_Exercise instructions_
Wherever "React" appears in a line, copy that line.

_Supplied material_
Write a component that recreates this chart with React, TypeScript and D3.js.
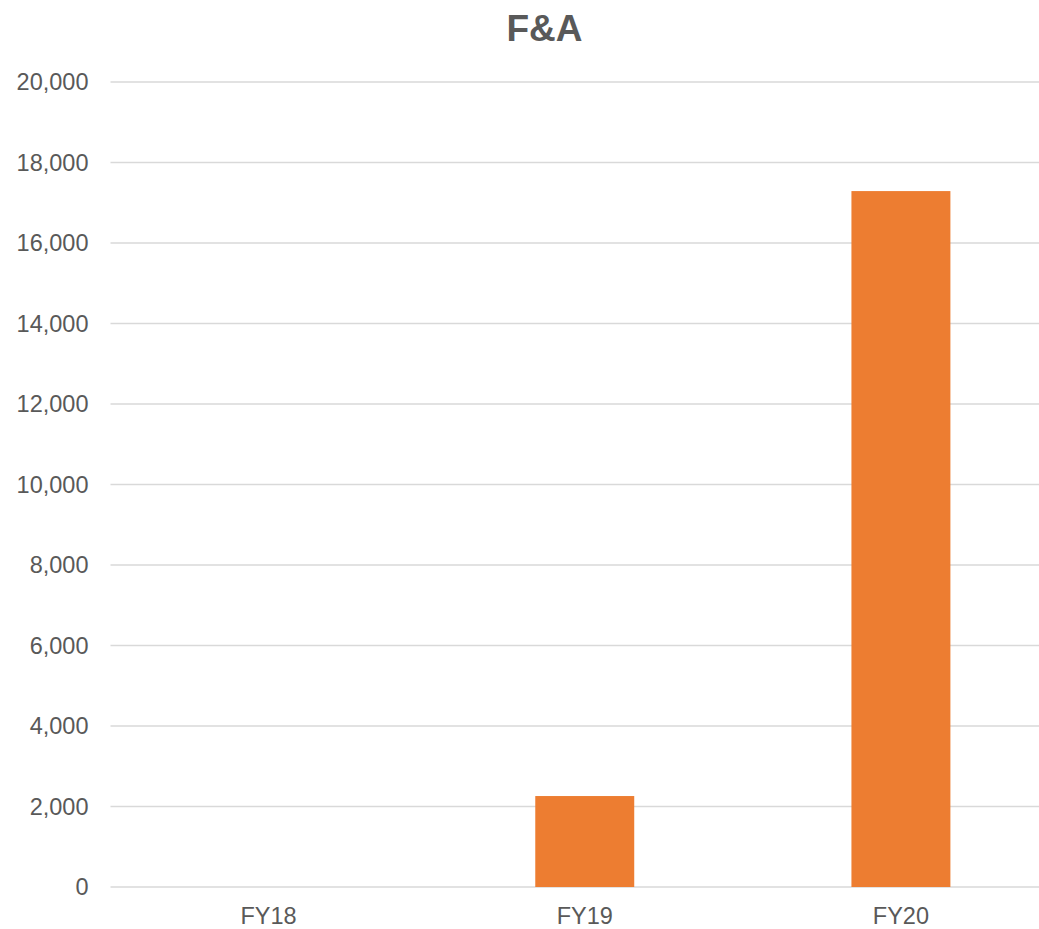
import React from 'react';
import * as d3 from 'd3';

// chart values
const categories = ['FY18', 'FY19', 'FY20'];
const values = [0, 2260, 17290];
const yTicks = [0, 2000, 4000, 6000, 8000, 10000, 12000, 14000, 16000, 18000, 20000];
const title = 'F&A';

const App = () => {
  const width = 1039;
  const height = 929;
  const margin = { top: 82, right: -20, bottom: 42, left: 110.5 };

  const x = d3.scaleBand<string>()
    .domain(categories)
    .range([margin.left, width - margin.right])
    .paddingInner(0.687)
    .paddingOuter(0.3435);

  const y = d3.scaleLinear()
    .domain([0, 20000])
    .range([height - margin.bottom, margin.top]);

  const fmt = d3.format(',');
  const font = '"Liberation Sans", Arial, sans-serif';

  return (
    <svg
      width={width}
      height={height}
      style={{ position: 'absolute', left: 0, top: 0, display: 'block' }}
      fontFamily={font}
    >
      <rect width={width} height={height} fill="#ffffff" />
      <text x={544.5} y={41} textAnchor="middle" fontSize={37} fontWeight="bold" fill="#595959">
        {title}
      </text>

      {/* grid lines + y labels */}
      {yTicks.map(t => (
        <g key={t}>
          <line x1={margin.left} x2={width} y1={y(t)} y2={y(t)} stroke="#d9d9d9" strokeWidth={1.5} />
          <text x={88.5} y={y(t)} dy="0.36em" textAnchor="end" fontSize={23.5} fill="#595959">
            {fmt(t)}
          </text>
        </g>
      ))}

      {/* bars */}
      {categories.map((c, i) => (
        <rect
          key={c}
          x={x(c)}
          width={x.bandwidth()}
          y={y(values[i])}
          height={y(0) - y(values[i])}
          fill="#ED7D31"
        />
      ))}

      {/* x labels */}
      {categories.map(c => (
        <text key={c} x={(x(c) ?? 0) + x.bandwidth() / 2} y={924} textAnchor="middle" fontSize={23.5} fill="#595959">
          {c}
        </text>
      ))}
    </svg>
  );
};

export default App;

_Task answer_
Write a component that recreates this chart with React, TypeScript and D3.js.
import React from 'react';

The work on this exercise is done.